(begin)

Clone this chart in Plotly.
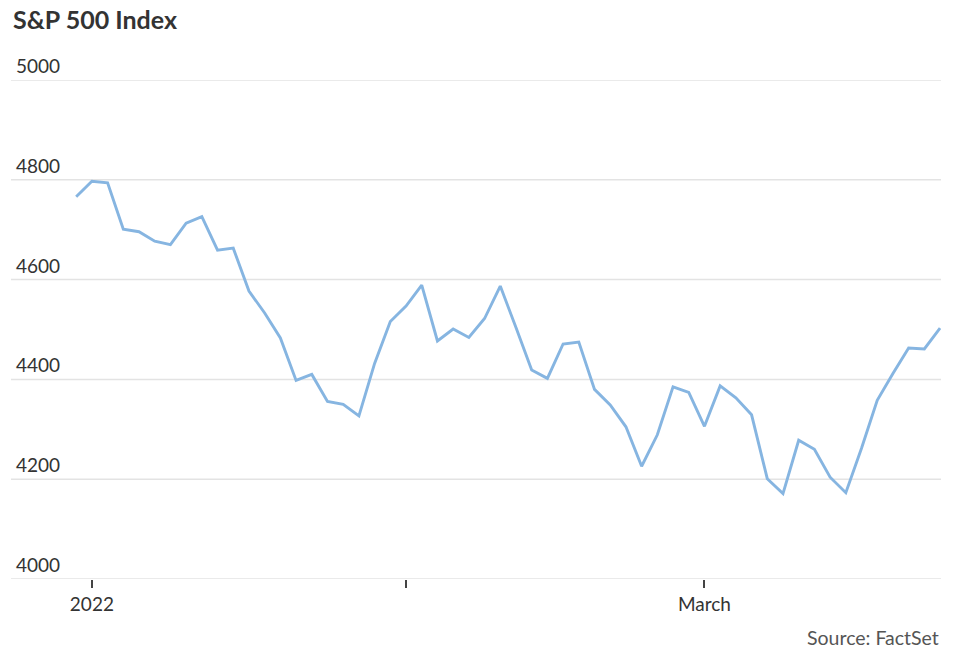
import plotly.graph_objects as go

dates = [
    "2021-12-31",
    "2022-01-03", "2022-01-04", "2022-01-05", "2022-01-06", "2022-01-07",
    "2022-01-10", "2022-01-11", "2022-01-12", "2022-01-13", "2022-01-14",
    "2022-01-18", "2022-01-19", "2022-01-20", "2022-01-21",
    "2022-01-24", "2022-01-25", "2022-01-26", "2022-01-27", "2022-01-28",
    "2022-01-31", "2022-02-01", "2022-02-02", "2022-02-03", "2022-02-04",
    "2022-02-07", "2022-02-08", "2022-02-09", "2022-02-10", "2022-02-11",
    "2022-02-14", "2022-02-15", "2022-02-16", "2022-02-17", "2022-02-18",
    "2022-02-22", "2022-02-23", "2022-02-24", "2022-02-25",
    "2022-02-28", "2022-03-01", "2022-03-02", "2022-03-03", "2022-03-04",
    "2022-03-07", "2022-03-08", "2022-03-09", "2022-03-10", "2022-03-11",
    "2022-03-14", "2022-03-15", "2022-03-16", "2022-03-17", "2022-03-18",
    "2022-03-21", "2022-03-22",
]
sp500 = [
    4766,
    4797, 4794, 4701, 4696, 4677,
    4670, 4713, 4726, 4659, 4663,
    4577, 4533, 4483, 4398,
    4410, 4356, 4350, 4327, 4432,
    4516, 4547, 4589, 4477, 4501,
    4484, 4522, 4587, 4504, 4419,
    4402, 4471, 4475, 4380, 4349,
    4305, 4226, 4289, 4385,
    4374, 4306, 4387, 4363, 4329,
    4201, 4171, 4278, 4260, 4204,
    4173, 4262, 4358, 4412, 4463,
    4461, 4503,
]
y_ticks = [4000, 4200, 4400, 4600, 4800, 5000]
x_tick_dates = ["2022-01-03", "2022-02-01", "2022-03-01"]
x_tick_labels = ["2022", "", "March"]

FONT = "Lato, 'Open Sans', sans-serif"
GRID = "#e3e3e3"

fig = go.Figure()
fig.add_trace(go.Scatter(
    x=dates, y=sp500, mode="lines",
    line=dict(color="#86b5e1", width=2.9),
    hoverinfo="skip",
))

annotations = []
shapes = []
for v in y_ticks:
    annotations.append(dict(
        x=0, xref="paper", y=v, yref="y", text=str(v), showarrow=False,
        xanchor="left", yanchor="bottom", xshift=3, yshift=1,
        font=dict(family=FONT, size=19, color="#333333"),
    ))
    shapes.append(dict(
        type="line", xref="paper", x0=0, x1=1, yref="y", y0=v, y1=v,
        line=dict(color=GRID, width=1.5), layer="below",
    ))
annotations.append(dict(
    x=0, xref="paper", y=1, yref="paper", yshift=44, text="<b>S&P 500 Index</b>",
    showarrow=False, xanchor="left", yanchor="bottom", xshift=0,
    font=dict(family=FONT, size=25, color="#333333"),
))
annotations.append(dict(
    x=1, xref="paper", y=0, yref="paper", yshift=-72, text="Source: FactSet",
    showarrow=False, xanchor="right", yanchor="bottom",
    font=dict(family=FONT, size=19.5, color="#555555"),
))

fig.update_layout(
    width=953, height=654,
    margin=dict(l=11, r=12, t=80, b=75),
    paper_bgcolor="white", plot_bgcolor="white",
    showlegend=False,
    annotations=annotations,
    shapes=shapes,
    xaxis=dict(
        type="category", categoryorder="array", categoryarray=dates,
        range=[-4.15, 55.06],
        tickvals=x_tick_dates, ticktext=x_tick_labels,
        ticks="outside", ticklen=8, tickwidth=1.5, tickcolor="#444444",
        showgrid=False, showline=False, zeroline=False,
        tickfont=dict(family=FONT, size=19, color="#333333"),
    ),
    yaxis=dict(
        range=[4000, 5000], tickvals=y_ticks, showticklabels=False,
        showgrid=False, zeroline=False, showline=False,
    ),
)

fig.write_html(
    "out.html",
    config={"displayModeBar": False},
    post_script="document.body.style.margin='0';document.body.style.overflow='hidden';",
)
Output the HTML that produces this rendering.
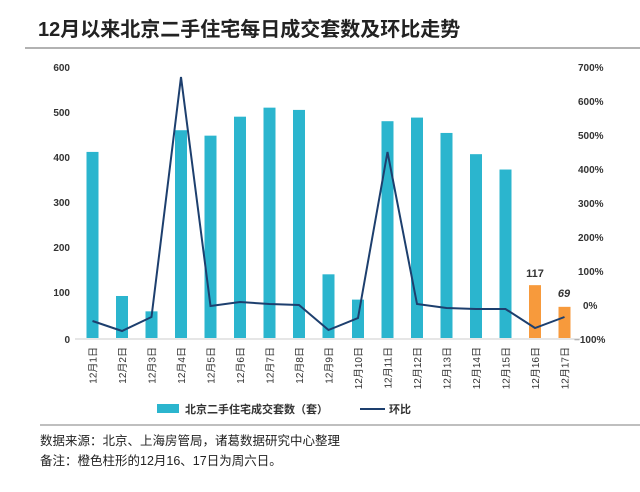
<!DOCTYPE html>
<html><head><meta charset="utf-8"><style>
body{margin:0;background:#fff;width:640px;height:487px;overflow:hidden;font-family:"Liberation Sans","Noto Sans CJK SC",sans-serif}
</style></head><body>
<svg width="640" height="487" xmlns="http://www.w3.org/2000/svg" font-family="Liberation Sans, Noto Sans CJK SC, sans-serif">
<rect width="640" height="487" fill="#fff"/>
<text x="38" y="36" font-size="20" font-weight="bold" fill="#222">12月以来北京二手住宅每日成交套数及环比走势</text>
<line x1="25" y1="48" x2="640" y2="48" stroke="#999" stroke-width="1.5"/>
<g font-size="10" font-weight="bold" fill="#333" text-anchor="end">
<text x="70" y="71">600</text><text x="70" y="116">500</text><text x="70" y="161">400</text><text x="70" y="206">300</text><text x="70" y="251">200</text><text x="70" y="296">100</text><text x="70" y="343">0</text>
</g>
<g font-size="10" font-weight="bold" fill="#333" text-anchor="start">
<text x="578" y="71">700%</text><text x="578" y="105">600%</text><text x="578" y="139">500%</text><text x="578" y="173">400%</text><text x="578" y="207">300%</text><text x="578" y="241">200%</text><text x="578" y="275">100%</text><text x="583" y="309">0%</text><text x="574" y="343">−100%</text>
</g>
<line x1="75" y1="339" x2="580" y2="339" stroke="#ddd" stroke-width="1.5"/>
<script>
var v=[412,93,59,460,448,490,510,505,141,85,480,488,454,407,373,117,69];
var ly=[321,331,317,77,306,302,304,305,330,318,152,304,308,309,309,328,317];
var ns="http://www.w3.org/2000/svg",s=document.querySelector("svg");
var pts=[];
for(var i=0;i<17;i++){var cx=92.5+i*29.5;var h=v[i]*271/600;
var r=document.createElementNS(ns,"rect");r.setAttribute("x",cx-6);r.setAttribute("y",338-h);r.setAttribute("width",12);r.setAttribute("height",h);r.setAttribute("fill",i>=15?"#f79a3c":"#2bb5ce");s.appendChild(r);
pts.push(cx+","+ly[i]);
var t=document.createElementNS(ns,"text");t.setAttribute("transform","translate("+(cx+4)+",347) rotate(-90)");t.setAttribute("text-anchor","end");t.setAttribute("font-size","10");t.setAttribute("fill","#333");t.textContent="12月"+(i+1)+"日";s.appendChild(t);}
var p=document.createElementNS(ns,"polyline");p.setAttribute("points",pts.join(" "));p.setAttribute("fill","none");p.setAttribute("stroke","#1d3f6e");p.setAttribute("stroke-width","2");s.appendChild(p);
</script>
<text x="535" y="277" font-size="11" font-weight="bold" fill="#333" text-anchor="middle">117</text>
<text x="564" y="297" font-size="11" font-weight="bold" font-style="italic" fill="#333" text-anchor="middle">69</text>
<rect x="157" y="404" width="22" height="9" fill="#2bb5ce"/>
<text x="185" y="413" font-size="11" font-weight="bold" fill="#333">北京二手住宅成交套数（套）</text>
<line x1="360" y1="409" x2="385" y2="409" stroke="#1d3f6e" stroke-width="2"/>
<text x="389" y="413" font-size="11" font-weight="bold" fill="#333">环比</text>
<line x1="40" y1="425" x2="640" y2="425" stroke="#aaa" stroke-width="1.5"/>
<text x="40" y="445" font-size="12.5" fill="#222">数据来源：北京、上海房管局，诸葛数据研究中心整理</text>
<text x="40" y="465" font-size="12.5" fill="#222">备注：橙色柱形的12月16、17日为周六日。</text>
</svg>
</body></html>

(end)

Leave every image out, and retype the material exactly.

EXPECTED ANSWER →
Clone this chart in Plotly.
import plotly.graph_objects as go

dates = [
    "2021-12-31",
    "2022-01-03", "2022-01-04", "2022-01-05", "2022-01-06", "2022-01-07",
    "2022-01-10", "2022-01-11", "2022-01-12", "2022-01-13", "2022-01-14",
    "2022-01-18", "2022-01-19", "2022-01-20", "2022-01-21",
    "2022-01-24", "2022-01-25", "2022-01-26", "2022-01-27", "2022-01-28",
    "2022-01-31", "2022-02-01", "2022-02-02", "2022-02-03", "2022-02-04",
    "2022-02-07", "2022-02-08", "2022-02-09", "2022-02-10", "2022-02-11",
    "2022-02-14", "2022-02-15", "2022-02-16", "2022-02-17", "2022-02-18",
    "2022-02-22", "2022-02-23", "2022-02-24", "2022-02-25",
    "2022-02-28", "2022-03-01", "2022-03-02", "2022-03-03", "2022-03-04",
    "2022-03-07", "2022-03-08", "2022-03-09", "2022-03-10", "2022-03-11",
    "2022-03-14", "2022-03-15", "2022-03-16", "2022-03-17", "2022-03-18",
    "2022-03-21", "2022-03-22",
]
sp500 = [
    4766,
    4797, 4794, 4701, 4696, 4677,
    4670, 4713, 4726, 4659, 4663,
    4577, 4533, 4483, 4398,
    4410, 4356, 4350, 4327, 4432,
    4516, 4547, 4589, 4477, 4501,
    4484, 4522, 4587, 4504, 4419,
    4402, 4471, 4475, 4380, 4349,
    4305, 4226, 4289, 4385,
    4374, 4306, 4387, 4363, 4329,
    4201, 4171, 4278, 4260, 4204,
    4173, 4262, 4358, 4412, 4463,
    4461, 4503,
]
y_ticks = [4000, 4200, 4400, 4600, 4800, 5000]
x_tick_dates = ["2022-01-03", "2022-02-01", "2022-03-01"]
x_tick_labels = ["2022", "", "March"]

FONT = "Lato, 'Open Sans', sans-serif"
GRID = "#e3e3e3"

fig = go.Figure()
fig.add_trace(go.Scatter(
    x=dates, y=sp500, mode="lines",
    line=dict(color="#86b5e1", width=2.9),
    hoverinfo="skip",
))

annotations = []
shapes = []
for v in y_ticks:
    annotations.append(dict(
        x=0, xref="paper", y=v, yref="y", text=str(v), showarrow=False,
        xanchor="left", yanchor="bottom", xshift=3, yshift=1,
        font=dict(family=FONT, size=19, color="#333333"),
    ))
    shapes.append(dict(
        type="line", xref="paper", x0=0, x1=1, yref="y", y0=v, y1=v,
        line=dict(color=GRID, width=1.5), layer="below",
    ))
annotations.append(dict(
    x=0, xref="paper", y=1, yref="paper", yshift=44, text="<b>S&P 500 Index</b>",
    showarrow=False, xanchor="left", yanchor="bottom", xshift=0,
    font=dict(family=FONT, size=25, color="#333333"),
))
annotations.append(dict(
    x=1, xref="paper", y=0, yref="paper", yshift=-72, text="Source: FactSet",
    showarrow=False, xanchor="right", yanchor="bottom",
    font=dict(family=FONT, size=19.5, color="#555555"),
))

fig.update_layout(
    width=953, height=654,
    margin=dict(l=11, r=12, t=80, b=75),
    paper_bgcolor="white", plot_bgcolor="white",
    showlegend=False,
    annotations=annotations,
    shapes=shapes,
    xaxis=dict(
        type="category", categoryorder="array", categoryarray=dates,
        range=[-4.15, 55.06],
        tickvals=x_tick_dates, ticktext=x_tick_labels,
        ticks="outside", ticklen=8, tickwidth=1.5, tickcolor="#444444",
        showgrid=False, showline=False, zeroline=False,
        tickfont=dict(family=FONT, size=19, color="#333333"),
    ),
    yaxis=dict(
        range=[4000, 5000], tickvals=y_ticks, showticklabels=False,
        showgrid=False, zeroline=False, showline=False,
    ),
)

fig.write_html(
    "out.html",
    config={"displayModeBar": False},
    post_script="document.body.style.margin='0';document.body.style.overflow='hidden';",
)
Output the HTML that produces this rendering.
<!DOCTYPE html>
<html><head><meta charset="utf-8"><style>
body{margin:0;background:#fff;width:640px;height:487px;overflow:hidden;font-family:"Liberation Sans","Noto Sans CJK SC",sans-serif}
</style></head><body>
<svg width="640" height="487" xmlns="http://www.w3.org/2000/svg" font-family="Liberation Sans, Noto Sans CJK SC, sans-serif">
<rect width="640" height="487" fill="#fff"/>
<text x="38" y="36" font-size="20" font-weight="bold" fill="#222">12月以来北京二手住宅每日成交套数及环比走势</text>
<line x1="25" y1="48" x2="640" y2="48" stroke="#999" stroke-width="1.5"/>
<g font-size="10" font-weight="bold" fill="#333" text-anchor="end">
<text x="70" y="71">600</text><text x="70" y="116">500</text><text x="70" y="161">400</text><text x="70" y="206">300</text><text x="70" y="251">200</text><text x="70" y="296">100</text><text x="70" y="343">0</text>
</g>
<g font-size="10" font-weight="bold" fill="#333" text-anchor="start">
<text x="578" y="71">700%</text><text x="578" y="105">600%</text><text x="578" y="139">500%</text><text x="578" y="173">400%</text><text x="578" y="207">300%</text><text x="578" y="241">200%</text><text x="578" y="275">100%</text><text x="583" y="309">0%</text><text x="574" y="343">−100%</text>
</g>
<line x1="75" y1="339" x2="580" y2="339" stroke="#ddd" stroke-width="1.5"/>
<script>
var v=[412,93,59,460,448,490,510,505,141,85,480,488,454,407,373,117,69];
var ly=[321,331,317,77,306,302,304,305,330,318,152,304,308,309,309,328,317];
var ns="http://www.w3.org/2000/svg",s=document.querySelector("svg");
var pts=[];
for(var i=0;i<17;i++){var cx=92.5+i*29.5;var h=v[i]*271/600;
var r=document.createElementNS(ns,"rect");r.setAttribute("x",cx-6);r.setAttribute("y",338-h);r.setAttribute("width",12);r.setAttribute("height",h);r.setAttribute("fill",i>=15?"#f79a3c":"#2bb5ce");s.appendChild(r);
pts.push(cx+","+ly[i]);
var t=document.createElementNS(ns,"text");t.setAttribute("transform","translate("+(cx+4)+",347) rotate(-90)");t.setAttribute("text-anchor","end");t.setAttribute("font-size","10");t.setAttribute("fill","#333");t.textContent="12月"+(i+1)+"日";s.appendChild(t);}
var p=document.createElementNS(ns,"polyline");p.setAttribute("points",pts.join(" "));p.setAttribute("fill","none");p.setAttribute("stroke","#1d3f6e");p.setAttribute("stroke-width","2");s.appendChild(p);
</script>
<text x="535" y="277" font-size="11" font-weight="bold" fill="#333" text-anchor="middle">117</text>
<text x="564" y="297" font-size="11" font-weight="bold" font-style="italic" fill="#333" text-anchor="middle">69</text>
<rect x="157" y="404" width="22" height="9" fill="#2bb5ce"/>
<text x="185" y="413" font-size="11" font-weight="bold" fill="#333">北京二手住宅成交套数（套）</text>
<line x1="360" y1="409" x2="385" y2="409" stroke="#1d3f6e" stroke-width="2"/>
<text x="389" y="413" font-size="11" font-weight="bold" fill="#333">环比</text>
<line x1="40" y1="425" x2="640" y2="425" stroke="#aaa" stroke-width="1.5"/>
<text x="40" y="445" font-size="12.5" fill="#222">数据来源：北京、上海房管局，诸葛数据研究中心整理</text>
<text x="40" y="465" font-size="12.5" fill="#222">备注：橙色柱形的12月16、17日为周六日。</text>
</svg>
</body></html>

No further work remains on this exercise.